### TASK:
All the data below goes into the copy word for word, but the pictures don't.
--- AVAILABLE DATA ---
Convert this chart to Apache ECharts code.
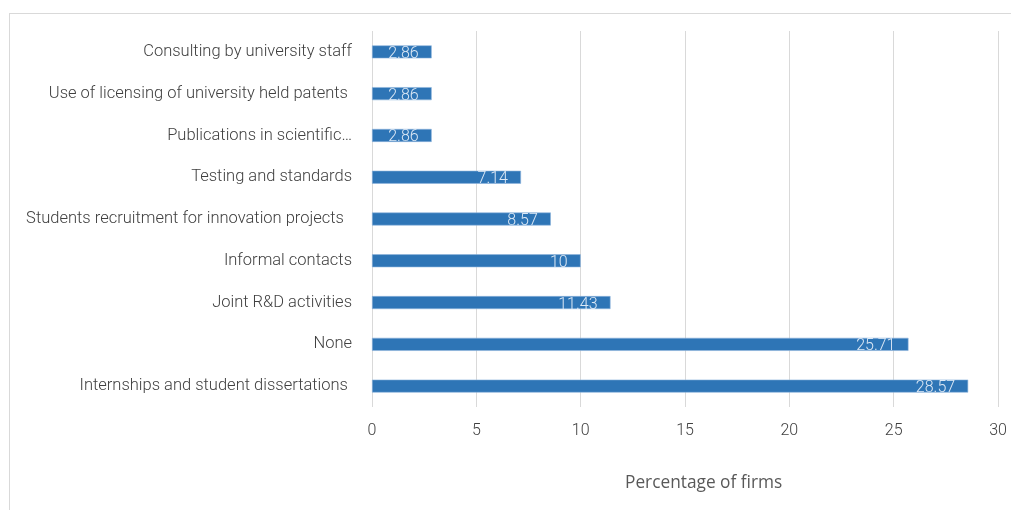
<!DOCTYPE html>
<html>
<head>
<meta charset="utf-8">
<script src="https://cdn.jsdelivr.net/npm/echarts@6/dist/echarts.min.js"></script>
<style>
  html, body { margin: 0; padding: 0; background: #ffffff; }
  #frame { position: absolute; left: 9px; top: 13px; width: 1100px; height: 600px;
           border-left: 1px solid #d9d9d9; border-top: 1px solid #d9d9d9; }
  #chart { position: absolute; left: 0; top: 0; width: 1011px; height: 510px; }
</style>
</head>
<body>
<div id="frame"></div>
<div id="chart"></div>
<script>
// Channels of firm–university collaboration, listed top to bottom
const categories = [
  'Consulting by university staff',
  'Use of licensing of university held patents ',
  'Publications in scientific…',
  'Testing and standards',
  'Students recruitment for innovation projects  ',
  'Informal contacts',
  'Joint R&D activities',
  'None',
  'Internships and student dissertations '
];
const shares = [2.86, 2.86, 2.86, 7.14, 8.57, 10, 11.43, 25.71, 28.57];
const xTicks = [0, 5, 10, 15, 20, 25, 30];
const xTitle = 'Percentage of firms';

const chart = echarts.init(document.getElementById('chart'), null, { renderer: 'canvas' });
chart.setOption({
  animation: false,
  backgroundColor: 'transparent',
  grid: { left: 372, right: 13, top: 31, bottom: 103, containLabel: false },
  title: {
    text: xTitle,
    left: 620, top: 470,
    textStyle: { fontFamily: 'Open Sans', fontSize: 17.3, fontWeight: 'normal', color: '#595959' }
  },
  xAxis: {
    type: 'value',
    min: xTicks[0], max: xTicks[xTicks.length - 1], interval: 5,
    axisLine: { show: false },
    axisTick: { show: false },
    splitLine: { show: true, lineStyle: { color: '#d9d9d9', width: 1 } },
    axisLabel: { margin: 16, fontFamily: 'Roboto', fontWeight: 300, fontSize: 16, color: '#404040' }
  },
  yAxis: {
    type: 'category',
    inverse: true,
    data: categories,
    axisLine: { show: false },
    axisTick: { show: false },
    axisLabel: { margin: 20, fontFamily: 'Roboto', fontWeight: 300, fontSize: 16.5, color: '#404040' }
  },
  series: [{
    type: 'bar',
    data: shares,
    barWidth: 13,
    itemStyle: { color: '#2e75b6', borderColor: '#8fb6de', borderWidth: 0.6 },
    label: {
      show: true,
      position: 'insideRight',
      distance: 0,
      offset: [-13, 2],
      fontFamily: 'Roboto', fontWeight: 300, fontSize: 16,
      color: '#dce8f5',
      formatter: p => String(p.value)
    }
  }]
});
</script>
</body>
</html>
---
### THE COMPLETED TASK:
Convert this chart to Apache ECharts code.
<!DOCTYPE html>
<html>
<head>
<meta charset="utf-8">
<script src="https://cdn.jsdelivr.net/npm/echarts@6/dist/echarts.min.js"></script>
<style>
  html, body { margin: 0; padding: 0; background: #ffffff; }
  #frame { position: absolute; left: 9px; top: 13px; width: 1100px; height: 600px;
           border-left: 1px solid #d9d9d9; border-top: 1px solid #d9d9d9; }
  #chart { position: absolute; left: 0; top: 0; width: 1011px; height: 510px; }
</style>
</head>
<body>
<div id="frame"></div>
<div id="chart"></div>
<script>
// Channels of firm–university collaboration, listed top to bottom
const categories = [
  'Consulting by university staff',
  'Use of licensing of university held patents ',
  'Publications in scientific…',
  'Testing and standards',
  'Students recruitment for innovation projects  ',
  'Informal contacts',
  'Joint R&D activities',
  'None',
  'Internships and student dissertations '
];
const shares = [2.86, 2.86, 2.86, 7.14, 8.57, 10, 11.43, 25.71, 28.57];
const xTicks = [0, 5, 10, 15, 20, 25, 30];
const xTitle = 'Percentage of firms';

const chart = echarts.init(document.getElementById('chart'), null, { renderer: 'canvas' });
chart.setOption({
  animation: false,
  backgroundColor: 'transparent',
  grid: { left: 372, right: 13, top: 31, bottom: 103, containLabel: false },
  title: {
    text: xTitle,
    left: 620, top: 470,
    textStyle: { fontFamily: 'Open Sans', fontSize: 17.3, fontWeight: 'normal', color: '#595959' }
  },
  xAxis: {
    type: 'value',
    min: xTicks[0], max: xTicks[xTicks.length - 1], interval: 5,
    axisLine: { show: false },
    axisTick: { show: false },
    splitLine: { show: true, lineStyle: { color: '#d9d9d9', width: 1 } },
    axisLabel: { margin: 16, fontFamily: 'Roboto', fontWeight: 300, fontSize: 16, color: '#404040' }
  },
  yAxis: {
    type: 'category',
    inverse: true,
    data: categories,
    axisLine: { show: false },
    axisTick: { show: false },
    axisLabel: { margin: 20, fontFamily: 'Roboto', fontWeight: 300, fontSize: 16.5, color: '#404040' }
  },
  series: [{
    type: 'bar',
    data: shares,
    barWidth: 13,
    itemStyle: { color: '#2e75b6', borderColor: '#8fb6de', borderWidth: 0.6 },
    label: {
      show: true,
      position: 'insideRight',
      distance: 0,
      offset: [-13, 2],
      fontFamily: 'Roboto', fontWeight: 300, fontSize: 16,
      color: '#dce8f5',
      formatter: p => String(p.value)
    }
  }]
});
</script>
</body>
</html>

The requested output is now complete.